PROBLEM REQUIREMENTS:
Copy each line that holds "chart".

RECORDS FOR THE EXERCISE:
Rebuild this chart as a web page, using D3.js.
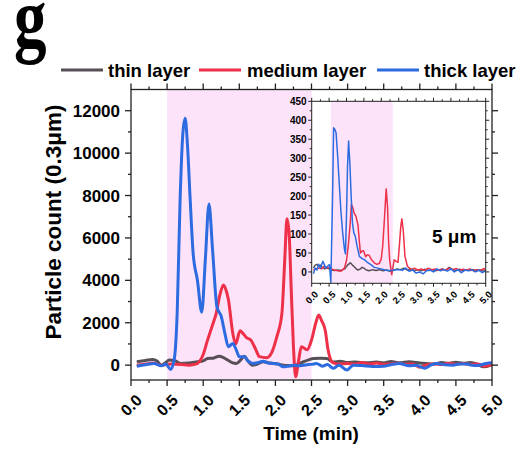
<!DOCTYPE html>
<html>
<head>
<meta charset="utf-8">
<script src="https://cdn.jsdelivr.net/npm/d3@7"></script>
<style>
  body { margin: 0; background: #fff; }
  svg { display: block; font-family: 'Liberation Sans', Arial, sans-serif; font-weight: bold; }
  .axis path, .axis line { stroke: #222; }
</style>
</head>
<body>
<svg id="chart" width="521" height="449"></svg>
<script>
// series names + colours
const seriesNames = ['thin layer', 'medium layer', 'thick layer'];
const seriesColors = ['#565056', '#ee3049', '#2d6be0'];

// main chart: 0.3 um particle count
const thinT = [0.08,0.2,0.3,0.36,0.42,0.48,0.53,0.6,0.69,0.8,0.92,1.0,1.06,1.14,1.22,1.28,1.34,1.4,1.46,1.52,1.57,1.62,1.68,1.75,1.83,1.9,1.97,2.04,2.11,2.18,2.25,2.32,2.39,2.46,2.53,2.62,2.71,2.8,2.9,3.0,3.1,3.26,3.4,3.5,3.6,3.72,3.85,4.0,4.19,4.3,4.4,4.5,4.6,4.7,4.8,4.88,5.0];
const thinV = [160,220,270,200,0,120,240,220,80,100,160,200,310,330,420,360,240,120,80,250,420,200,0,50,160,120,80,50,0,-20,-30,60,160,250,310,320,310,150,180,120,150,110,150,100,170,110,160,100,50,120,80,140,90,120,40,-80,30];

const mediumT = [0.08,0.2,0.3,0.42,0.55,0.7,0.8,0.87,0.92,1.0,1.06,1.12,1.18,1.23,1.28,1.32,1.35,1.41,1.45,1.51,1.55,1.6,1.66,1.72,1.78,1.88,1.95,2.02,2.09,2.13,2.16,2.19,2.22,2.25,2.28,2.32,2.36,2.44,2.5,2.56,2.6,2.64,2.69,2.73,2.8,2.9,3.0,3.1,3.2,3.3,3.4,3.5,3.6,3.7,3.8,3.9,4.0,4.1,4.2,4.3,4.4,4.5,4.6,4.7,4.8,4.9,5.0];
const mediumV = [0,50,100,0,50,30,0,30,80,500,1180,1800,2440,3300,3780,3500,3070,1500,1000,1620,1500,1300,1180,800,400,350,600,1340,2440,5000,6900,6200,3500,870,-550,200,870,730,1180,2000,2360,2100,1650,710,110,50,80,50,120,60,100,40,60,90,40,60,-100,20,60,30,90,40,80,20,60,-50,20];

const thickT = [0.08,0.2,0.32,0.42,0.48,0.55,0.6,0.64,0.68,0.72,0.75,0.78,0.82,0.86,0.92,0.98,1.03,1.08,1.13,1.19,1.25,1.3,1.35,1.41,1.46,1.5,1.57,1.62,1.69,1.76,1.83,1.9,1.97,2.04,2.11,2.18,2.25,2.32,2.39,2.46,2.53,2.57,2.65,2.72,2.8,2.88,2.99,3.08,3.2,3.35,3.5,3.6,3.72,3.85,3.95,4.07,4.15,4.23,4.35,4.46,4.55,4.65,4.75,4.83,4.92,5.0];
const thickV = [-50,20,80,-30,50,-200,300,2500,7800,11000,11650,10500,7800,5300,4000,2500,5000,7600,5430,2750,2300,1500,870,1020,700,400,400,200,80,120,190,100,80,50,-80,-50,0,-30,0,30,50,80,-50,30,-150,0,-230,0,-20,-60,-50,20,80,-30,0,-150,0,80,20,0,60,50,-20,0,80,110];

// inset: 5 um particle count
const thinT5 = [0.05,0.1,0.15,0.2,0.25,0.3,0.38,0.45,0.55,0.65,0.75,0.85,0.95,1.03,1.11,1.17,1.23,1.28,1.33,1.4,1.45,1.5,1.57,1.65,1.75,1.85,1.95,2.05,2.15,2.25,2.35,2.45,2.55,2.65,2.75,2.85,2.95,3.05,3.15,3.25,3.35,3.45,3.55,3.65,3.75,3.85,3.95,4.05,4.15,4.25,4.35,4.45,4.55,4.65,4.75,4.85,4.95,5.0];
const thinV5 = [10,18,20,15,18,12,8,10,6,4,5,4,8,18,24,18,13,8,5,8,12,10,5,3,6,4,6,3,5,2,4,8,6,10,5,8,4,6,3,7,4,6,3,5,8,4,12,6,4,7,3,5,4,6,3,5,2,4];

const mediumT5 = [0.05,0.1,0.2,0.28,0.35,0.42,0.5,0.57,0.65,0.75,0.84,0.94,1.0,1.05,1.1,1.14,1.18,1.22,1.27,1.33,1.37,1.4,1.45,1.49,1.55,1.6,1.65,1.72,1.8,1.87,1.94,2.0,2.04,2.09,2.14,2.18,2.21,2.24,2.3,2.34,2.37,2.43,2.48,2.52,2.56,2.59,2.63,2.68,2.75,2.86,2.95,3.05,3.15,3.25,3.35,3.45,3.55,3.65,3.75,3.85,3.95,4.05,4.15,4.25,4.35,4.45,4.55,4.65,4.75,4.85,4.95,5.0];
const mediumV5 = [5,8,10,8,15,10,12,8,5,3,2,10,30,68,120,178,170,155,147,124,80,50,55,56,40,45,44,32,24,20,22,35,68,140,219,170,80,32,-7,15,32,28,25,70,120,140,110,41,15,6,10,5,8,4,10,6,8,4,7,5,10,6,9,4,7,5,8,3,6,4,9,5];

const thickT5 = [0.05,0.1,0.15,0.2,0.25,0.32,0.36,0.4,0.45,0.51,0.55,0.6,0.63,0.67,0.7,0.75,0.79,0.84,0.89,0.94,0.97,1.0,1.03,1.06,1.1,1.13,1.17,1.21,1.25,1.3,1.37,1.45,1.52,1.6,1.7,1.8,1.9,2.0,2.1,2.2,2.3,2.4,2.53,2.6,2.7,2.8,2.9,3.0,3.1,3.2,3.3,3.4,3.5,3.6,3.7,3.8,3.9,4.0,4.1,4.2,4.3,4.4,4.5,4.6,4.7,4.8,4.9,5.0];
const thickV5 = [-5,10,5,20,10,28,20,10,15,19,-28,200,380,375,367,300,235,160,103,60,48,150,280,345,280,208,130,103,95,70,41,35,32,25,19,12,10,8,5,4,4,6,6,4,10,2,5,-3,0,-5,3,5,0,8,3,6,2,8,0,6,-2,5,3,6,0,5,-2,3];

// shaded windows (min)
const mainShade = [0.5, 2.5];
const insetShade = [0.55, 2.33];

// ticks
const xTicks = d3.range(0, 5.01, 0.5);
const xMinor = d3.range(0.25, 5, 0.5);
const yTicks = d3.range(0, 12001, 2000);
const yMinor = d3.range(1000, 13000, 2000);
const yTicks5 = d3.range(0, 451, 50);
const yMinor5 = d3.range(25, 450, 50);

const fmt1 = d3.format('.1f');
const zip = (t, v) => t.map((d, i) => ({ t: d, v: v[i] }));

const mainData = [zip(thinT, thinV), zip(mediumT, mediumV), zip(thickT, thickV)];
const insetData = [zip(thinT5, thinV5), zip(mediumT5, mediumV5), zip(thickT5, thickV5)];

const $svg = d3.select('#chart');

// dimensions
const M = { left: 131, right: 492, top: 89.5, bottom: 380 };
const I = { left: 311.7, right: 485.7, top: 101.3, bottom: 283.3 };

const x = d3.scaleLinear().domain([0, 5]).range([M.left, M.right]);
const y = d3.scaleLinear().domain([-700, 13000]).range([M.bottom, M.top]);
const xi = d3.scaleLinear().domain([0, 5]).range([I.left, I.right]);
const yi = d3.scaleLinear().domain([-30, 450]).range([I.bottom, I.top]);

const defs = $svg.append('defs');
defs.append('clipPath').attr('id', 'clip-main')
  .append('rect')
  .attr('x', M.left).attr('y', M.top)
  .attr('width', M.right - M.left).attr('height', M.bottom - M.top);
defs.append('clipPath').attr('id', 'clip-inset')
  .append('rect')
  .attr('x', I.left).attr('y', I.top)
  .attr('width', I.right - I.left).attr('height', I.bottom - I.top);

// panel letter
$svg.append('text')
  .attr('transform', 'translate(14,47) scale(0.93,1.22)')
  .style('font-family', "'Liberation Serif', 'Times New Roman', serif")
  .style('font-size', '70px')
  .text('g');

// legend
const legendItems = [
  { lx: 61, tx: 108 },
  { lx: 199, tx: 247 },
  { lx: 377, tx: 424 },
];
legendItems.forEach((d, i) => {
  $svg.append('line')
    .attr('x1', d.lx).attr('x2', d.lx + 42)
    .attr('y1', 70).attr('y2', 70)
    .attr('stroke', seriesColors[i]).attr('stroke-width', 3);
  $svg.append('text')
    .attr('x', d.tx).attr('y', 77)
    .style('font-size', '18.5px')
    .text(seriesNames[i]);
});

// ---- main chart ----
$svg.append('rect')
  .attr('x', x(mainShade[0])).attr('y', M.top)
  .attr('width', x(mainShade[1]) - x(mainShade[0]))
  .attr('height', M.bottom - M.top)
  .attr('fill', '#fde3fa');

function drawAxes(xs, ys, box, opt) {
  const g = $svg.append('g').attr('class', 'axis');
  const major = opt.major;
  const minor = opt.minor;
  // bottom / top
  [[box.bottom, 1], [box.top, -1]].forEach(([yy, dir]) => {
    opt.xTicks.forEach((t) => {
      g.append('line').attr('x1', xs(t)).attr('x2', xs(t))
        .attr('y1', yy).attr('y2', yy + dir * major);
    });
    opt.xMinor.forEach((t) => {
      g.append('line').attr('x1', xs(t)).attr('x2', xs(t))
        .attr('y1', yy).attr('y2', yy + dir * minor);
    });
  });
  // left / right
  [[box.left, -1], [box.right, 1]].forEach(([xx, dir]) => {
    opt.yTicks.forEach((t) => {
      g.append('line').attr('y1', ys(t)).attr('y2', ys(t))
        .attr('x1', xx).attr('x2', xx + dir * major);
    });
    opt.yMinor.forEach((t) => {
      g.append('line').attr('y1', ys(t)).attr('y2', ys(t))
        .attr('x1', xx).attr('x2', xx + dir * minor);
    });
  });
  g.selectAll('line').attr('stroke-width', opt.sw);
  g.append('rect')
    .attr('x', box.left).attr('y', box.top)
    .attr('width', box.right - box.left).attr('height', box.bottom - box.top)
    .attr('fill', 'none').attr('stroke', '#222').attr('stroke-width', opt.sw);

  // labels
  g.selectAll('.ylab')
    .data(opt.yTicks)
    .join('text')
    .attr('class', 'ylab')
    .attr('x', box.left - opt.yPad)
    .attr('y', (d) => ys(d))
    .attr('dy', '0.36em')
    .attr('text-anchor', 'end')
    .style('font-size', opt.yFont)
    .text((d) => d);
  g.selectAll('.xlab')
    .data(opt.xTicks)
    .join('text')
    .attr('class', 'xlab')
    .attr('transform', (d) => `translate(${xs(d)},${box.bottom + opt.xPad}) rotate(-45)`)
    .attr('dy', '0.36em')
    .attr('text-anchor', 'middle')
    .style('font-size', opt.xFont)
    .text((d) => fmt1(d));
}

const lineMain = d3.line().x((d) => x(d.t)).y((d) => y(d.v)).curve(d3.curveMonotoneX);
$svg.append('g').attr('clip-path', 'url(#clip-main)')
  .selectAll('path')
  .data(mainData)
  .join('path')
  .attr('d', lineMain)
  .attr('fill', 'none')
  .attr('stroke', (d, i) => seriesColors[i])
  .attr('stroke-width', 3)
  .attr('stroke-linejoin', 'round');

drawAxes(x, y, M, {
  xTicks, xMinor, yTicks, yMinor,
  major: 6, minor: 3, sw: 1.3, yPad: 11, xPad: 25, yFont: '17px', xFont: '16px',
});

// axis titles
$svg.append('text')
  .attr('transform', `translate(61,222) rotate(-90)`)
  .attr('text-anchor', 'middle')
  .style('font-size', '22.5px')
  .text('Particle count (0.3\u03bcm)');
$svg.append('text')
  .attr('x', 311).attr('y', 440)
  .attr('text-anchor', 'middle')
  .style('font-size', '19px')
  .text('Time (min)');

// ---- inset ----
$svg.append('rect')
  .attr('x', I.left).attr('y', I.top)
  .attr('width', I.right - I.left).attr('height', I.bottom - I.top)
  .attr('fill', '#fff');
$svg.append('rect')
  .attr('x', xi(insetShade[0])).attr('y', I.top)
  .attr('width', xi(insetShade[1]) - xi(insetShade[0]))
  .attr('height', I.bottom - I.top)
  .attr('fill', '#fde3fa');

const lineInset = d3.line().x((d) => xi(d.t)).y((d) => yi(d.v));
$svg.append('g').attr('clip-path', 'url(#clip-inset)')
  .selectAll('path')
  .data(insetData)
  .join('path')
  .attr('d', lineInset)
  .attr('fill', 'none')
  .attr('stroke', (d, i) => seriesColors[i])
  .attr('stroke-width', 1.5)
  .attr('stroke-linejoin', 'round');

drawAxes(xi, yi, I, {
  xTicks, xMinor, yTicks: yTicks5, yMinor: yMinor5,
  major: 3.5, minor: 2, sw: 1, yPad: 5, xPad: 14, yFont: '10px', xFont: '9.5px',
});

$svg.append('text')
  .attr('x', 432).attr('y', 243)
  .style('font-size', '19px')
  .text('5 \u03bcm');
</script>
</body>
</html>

==

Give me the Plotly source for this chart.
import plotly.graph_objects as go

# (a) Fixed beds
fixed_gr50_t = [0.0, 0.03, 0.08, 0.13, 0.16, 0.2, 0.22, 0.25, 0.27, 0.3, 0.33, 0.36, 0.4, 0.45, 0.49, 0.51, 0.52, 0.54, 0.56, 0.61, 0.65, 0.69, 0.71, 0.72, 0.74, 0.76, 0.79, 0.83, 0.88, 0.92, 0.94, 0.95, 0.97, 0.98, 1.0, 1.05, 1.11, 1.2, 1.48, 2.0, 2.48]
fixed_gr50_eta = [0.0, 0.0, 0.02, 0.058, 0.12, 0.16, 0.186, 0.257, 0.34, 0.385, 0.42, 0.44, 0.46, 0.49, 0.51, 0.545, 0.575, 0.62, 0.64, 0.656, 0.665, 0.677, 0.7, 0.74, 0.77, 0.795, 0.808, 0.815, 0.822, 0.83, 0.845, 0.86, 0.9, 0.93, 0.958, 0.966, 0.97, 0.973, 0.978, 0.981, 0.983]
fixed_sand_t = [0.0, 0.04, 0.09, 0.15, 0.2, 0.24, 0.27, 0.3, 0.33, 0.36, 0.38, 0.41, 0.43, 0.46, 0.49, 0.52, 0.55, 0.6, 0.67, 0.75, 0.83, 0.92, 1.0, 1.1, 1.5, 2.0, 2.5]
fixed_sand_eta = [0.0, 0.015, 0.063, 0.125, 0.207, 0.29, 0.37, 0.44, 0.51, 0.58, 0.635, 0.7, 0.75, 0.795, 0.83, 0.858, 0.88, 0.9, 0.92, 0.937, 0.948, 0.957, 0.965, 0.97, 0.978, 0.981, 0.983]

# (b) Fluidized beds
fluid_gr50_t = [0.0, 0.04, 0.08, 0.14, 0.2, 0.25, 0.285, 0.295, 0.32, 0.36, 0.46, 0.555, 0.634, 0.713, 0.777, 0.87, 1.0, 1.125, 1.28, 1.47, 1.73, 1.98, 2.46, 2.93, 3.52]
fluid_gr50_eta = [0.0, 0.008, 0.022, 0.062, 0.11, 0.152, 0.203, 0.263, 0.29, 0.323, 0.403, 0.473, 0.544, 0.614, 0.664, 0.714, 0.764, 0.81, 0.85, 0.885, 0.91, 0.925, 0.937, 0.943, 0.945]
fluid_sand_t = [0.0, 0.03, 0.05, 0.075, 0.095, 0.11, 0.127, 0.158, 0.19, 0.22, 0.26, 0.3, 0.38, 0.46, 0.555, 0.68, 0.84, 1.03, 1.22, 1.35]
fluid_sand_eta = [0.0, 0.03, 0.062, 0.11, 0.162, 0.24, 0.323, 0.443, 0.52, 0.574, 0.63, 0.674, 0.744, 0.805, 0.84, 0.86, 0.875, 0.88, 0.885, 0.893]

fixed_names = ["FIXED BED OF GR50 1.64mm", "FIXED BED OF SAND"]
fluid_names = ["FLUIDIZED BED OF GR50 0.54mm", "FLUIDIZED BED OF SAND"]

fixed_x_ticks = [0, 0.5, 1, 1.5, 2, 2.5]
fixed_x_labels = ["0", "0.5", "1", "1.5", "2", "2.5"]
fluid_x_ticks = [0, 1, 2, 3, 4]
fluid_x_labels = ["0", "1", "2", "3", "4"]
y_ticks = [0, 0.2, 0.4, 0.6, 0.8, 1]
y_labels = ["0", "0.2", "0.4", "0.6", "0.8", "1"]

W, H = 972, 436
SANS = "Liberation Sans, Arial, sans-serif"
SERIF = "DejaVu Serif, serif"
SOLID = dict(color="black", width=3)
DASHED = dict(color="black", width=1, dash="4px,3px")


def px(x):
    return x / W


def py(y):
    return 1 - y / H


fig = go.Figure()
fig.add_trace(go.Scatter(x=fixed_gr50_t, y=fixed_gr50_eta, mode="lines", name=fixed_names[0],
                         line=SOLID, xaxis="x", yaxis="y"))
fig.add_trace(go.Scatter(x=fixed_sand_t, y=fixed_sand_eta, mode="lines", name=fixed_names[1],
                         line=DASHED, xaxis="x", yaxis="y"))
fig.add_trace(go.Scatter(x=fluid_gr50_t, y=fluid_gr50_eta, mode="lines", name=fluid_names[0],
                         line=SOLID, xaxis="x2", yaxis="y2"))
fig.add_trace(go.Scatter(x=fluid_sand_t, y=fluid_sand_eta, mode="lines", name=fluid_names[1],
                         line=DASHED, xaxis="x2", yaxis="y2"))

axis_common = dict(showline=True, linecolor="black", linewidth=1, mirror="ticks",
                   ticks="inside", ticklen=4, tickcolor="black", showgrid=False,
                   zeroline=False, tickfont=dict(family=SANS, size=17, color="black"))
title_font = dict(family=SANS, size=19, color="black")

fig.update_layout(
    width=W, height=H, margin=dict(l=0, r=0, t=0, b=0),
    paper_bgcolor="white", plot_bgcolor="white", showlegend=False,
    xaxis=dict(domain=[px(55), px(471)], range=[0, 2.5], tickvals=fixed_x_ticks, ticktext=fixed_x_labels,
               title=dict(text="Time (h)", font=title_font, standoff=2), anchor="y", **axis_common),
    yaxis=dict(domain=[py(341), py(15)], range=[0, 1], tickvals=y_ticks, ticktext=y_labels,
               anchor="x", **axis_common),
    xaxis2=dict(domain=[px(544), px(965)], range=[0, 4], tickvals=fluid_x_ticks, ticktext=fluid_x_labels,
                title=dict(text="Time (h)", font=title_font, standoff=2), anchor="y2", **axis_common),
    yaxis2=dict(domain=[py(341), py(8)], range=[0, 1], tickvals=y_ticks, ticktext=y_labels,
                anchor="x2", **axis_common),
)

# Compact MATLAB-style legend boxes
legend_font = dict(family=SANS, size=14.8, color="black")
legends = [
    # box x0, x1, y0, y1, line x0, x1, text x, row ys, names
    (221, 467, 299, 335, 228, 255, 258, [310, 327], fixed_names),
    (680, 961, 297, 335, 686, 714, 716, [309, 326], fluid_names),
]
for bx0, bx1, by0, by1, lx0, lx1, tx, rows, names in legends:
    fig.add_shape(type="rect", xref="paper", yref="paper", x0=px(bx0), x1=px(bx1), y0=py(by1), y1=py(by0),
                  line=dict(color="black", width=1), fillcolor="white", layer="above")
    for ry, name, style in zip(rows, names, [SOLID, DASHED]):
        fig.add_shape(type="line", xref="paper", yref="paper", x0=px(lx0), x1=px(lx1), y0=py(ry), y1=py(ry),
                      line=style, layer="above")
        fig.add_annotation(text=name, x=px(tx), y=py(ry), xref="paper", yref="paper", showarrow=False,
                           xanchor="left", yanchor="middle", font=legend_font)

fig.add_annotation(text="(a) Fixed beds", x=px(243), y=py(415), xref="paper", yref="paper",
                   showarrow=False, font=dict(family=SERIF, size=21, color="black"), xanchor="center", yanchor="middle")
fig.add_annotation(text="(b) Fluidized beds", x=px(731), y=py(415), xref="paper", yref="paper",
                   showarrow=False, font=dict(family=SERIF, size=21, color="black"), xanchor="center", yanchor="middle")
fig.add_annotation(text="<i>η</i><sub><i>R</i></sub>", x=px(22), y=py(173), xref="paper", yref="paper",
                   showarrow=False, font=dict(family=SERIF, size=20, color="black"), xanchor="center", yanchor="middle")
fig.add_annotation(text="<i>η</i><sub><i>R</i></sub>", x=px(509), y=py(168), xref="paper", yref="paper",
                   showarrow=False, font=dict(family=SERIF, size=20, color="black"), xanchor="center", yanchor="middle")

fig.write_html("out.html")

COMPLETE RESPONSE:
Rebuild this chart as a web page, using D3.js.
<svg id="chart" width="521" height="449"></svg>
// main chart: 0.3 um particle count
const $svg = d3.select('#chart');
// ---- main chart ----
Give me the Plotly source for this chart.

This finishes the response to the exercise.